Complete text extracted from the document (3,708 characters)

Case 22-1426, Document 77, 06/29/2023, 3536038, Page68 of 258
SA-66
Case 1:20-cr-00330-AJN Document 204-3 Filed 04/16/21 Page 66 of 348
Menchel could not recall who initially suggested a state plea, but noted to OPR that his own “emails . . . make clear that this course of action was ultimately decided by Alex Acosta.” He referenced, among others, his May 14, 2007 email to Villafaña informing her that Acosta was deciding how he wanted to handle the case. Menchel surmised that a state resolution accomplished two things that Acosta viewed as important: first, it resolved any Petite policy concerns, and second, it afforded more flexibility in sentencing than a federal plea would have allowed. Menchel told OPR that the state plea proposal did not reflect any minimization of Epstein’s conduct and that any state plea would have been to an offense that required sexual offender registration. He told OPR, “I don’t think anybody sat around and said, you know, it’s not that big a deal. That was not the reaction that I think anybody had from the federal side of this case.” Rather, Menchel said, “The concern was if we charge him [as proposed], there’s going to be a trial.”
2. July 2007: Villafaña and Menchel Disagree About the Proposed State Resolution
Villafaña told OPR that she was angry when she received Menchel’s July email explaining that he had proposed to Sanchez resolving the federal investigation through a state plea. In Villafaña’s view, the proposed state resolution “didn’t make any sense” and “did not correspond” to Department policy requiring that a plea offer reflect “the most serious readily provable offense.”65 In her view, a plea to a state charge “obviously” would not satisfy this policy. Villafaña also told OPR that in her view, the USAM required the USAO to confer with the investigative agency about plea negotiations, and Villafaña did not believe the FBI would be in favor of a state plea. Villafaña also believed the CVRA required attorneys for the government to confer with victims before making a plea offer, but the victims had not been consulted about this proposal.

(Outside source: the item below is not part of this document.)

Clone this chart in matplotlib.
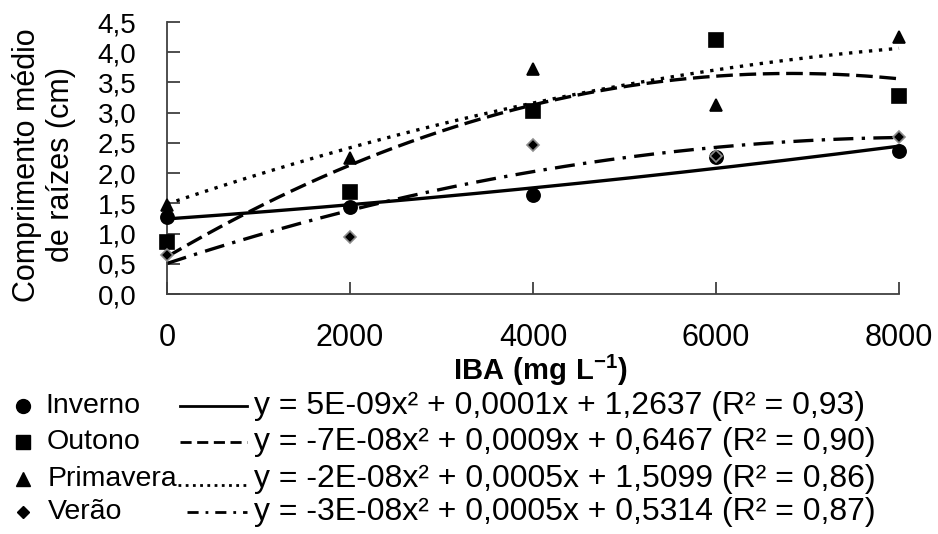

Villafaña told OPR she had met with some of the victims during the course of the investigation who had negative impressions of the State Attorney’s Office, and she believed that “sending them back to the State Attorney’s Office was not something” those victims would support.
65 This policy was set forth in a September 22, 2003 memorandum from then Attorney General John Ashcroft regarding “Department Policy Concerning Charging Criminal Offenses, Disposition of Charges, and Sentencing” (known as the “Ashcroft Memo”), which provided, in pertinent part:
[I]n all federal criminal cases, federal prosecutors must charge and pursue the most serious, readily provable offense or offenses that are supported by the facts of the case, except as authorized by an Assistant Attorney General, United States Attorney, or designated supervisory attorney in the limited circumstances described below. The most serious offense or offenses are those that generate the most substantial sentence under the Sentencing Guidelines, unless a mandatory minimum sentence or count requiring a consecutive sentence would generate a longer sentence. A charge is not “readily provable” if the prosecutor has a good faith doubt, for legal or evidentiary reasons, as to the Government’s ability readily to prove a charge at trial. Thus, charges should not be filed simply to exert leverage to induce a plea. Once filed, the most serious readily provable charges may not be dismissed except to the extent permitted [elsewhere in this Memorandum].